They were big, rambling places, where through toil and strife animals were reared, crops were produced, honest livings were made, and Border Collie dogs were tied to gates with string and ordered to bark the bejesus out of unsuspecting passers-by.
Old MacDonald had one spectacular enough to generate it’s own theme tune.
But for reasons too complicated for me to accurately explain, it seems the UK economy cannot support the previous levels of traditional farm related activity (although I presume Mr MacDonald is able to get by on the royalties from his hit song). In the last decade or two many farmers were forced to diversify, or find some other (non-farm related) way to make a living.
Fortunately, this coincided with the rise of parenthood as a lifestyle choice.

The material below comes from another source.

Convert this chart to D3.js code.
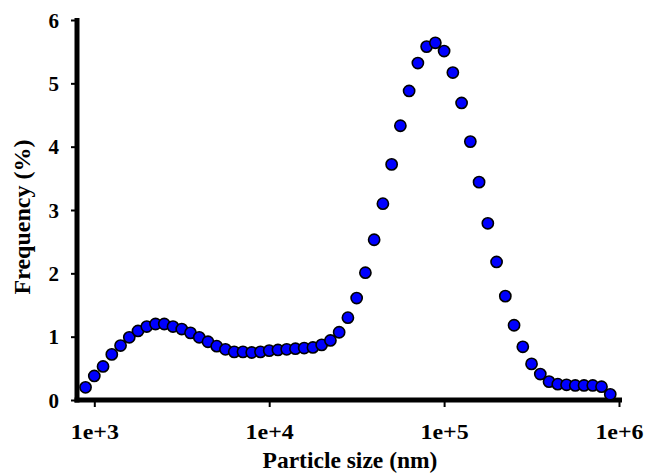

In order to effectively parent, and be seen to effectively parent, venues were needed. These venues needed a tried and tested method for the distraction of children, and sufficiently soft lighting to allow successful Instagram-ing and Facebook-ing of special moments.
Through the relentless inevitability of market forces, two new types of farm activity were born: the play-barn, and the ice-cream farm.
I have to confess that whenever I find myself spending the morning in the screaming sensory hell of a play-barn, my eyeballs are replaced with comedy dollar signs.
I can’t help but do a rough mental head count of the kids barrelling around, a sketchy calculation of set up costs and overheads, and conclude that the average play-barn generates enough hard cash for the farmer to fund a lifestyle of gold-plated tractors and a significant reduction in toil and strife.
Add in the revenue from flap-jack and cappuccinos and you’ve got yourself a self-contained pension plan.
Option number two is the ice cream farm, where the link to actual farming becomes even more tenuous.
It’s essentially a building selling ice-cream, with an adventure playground attached. A barn works well for the building, but any building will do. Without the ‘farm’ bit the magic won’t happen.
Set up an ice cream shop and a playground on a patch of old waste ground, and you may or may not attract middle class parents with parenting to do. Set it up in the countryside with a selection of farm paraphernalia, call it a farm, and they will queue for the privilege.
A few chickens or goats rambling around, and a steady whiff of cow shit should be more than enough to create the pretence.
The pretence creates a sense of occasion. The ice cream gets a kooky brand name. The children get a sugary hit and an excuse to burn it off on a massive climbing frame. The adults get a coffee and a sit down.
And the farmer gets another gold plated tractor.
And why shouldn’t he/she?
If anyone knows about supply and demand, it’s a farmer.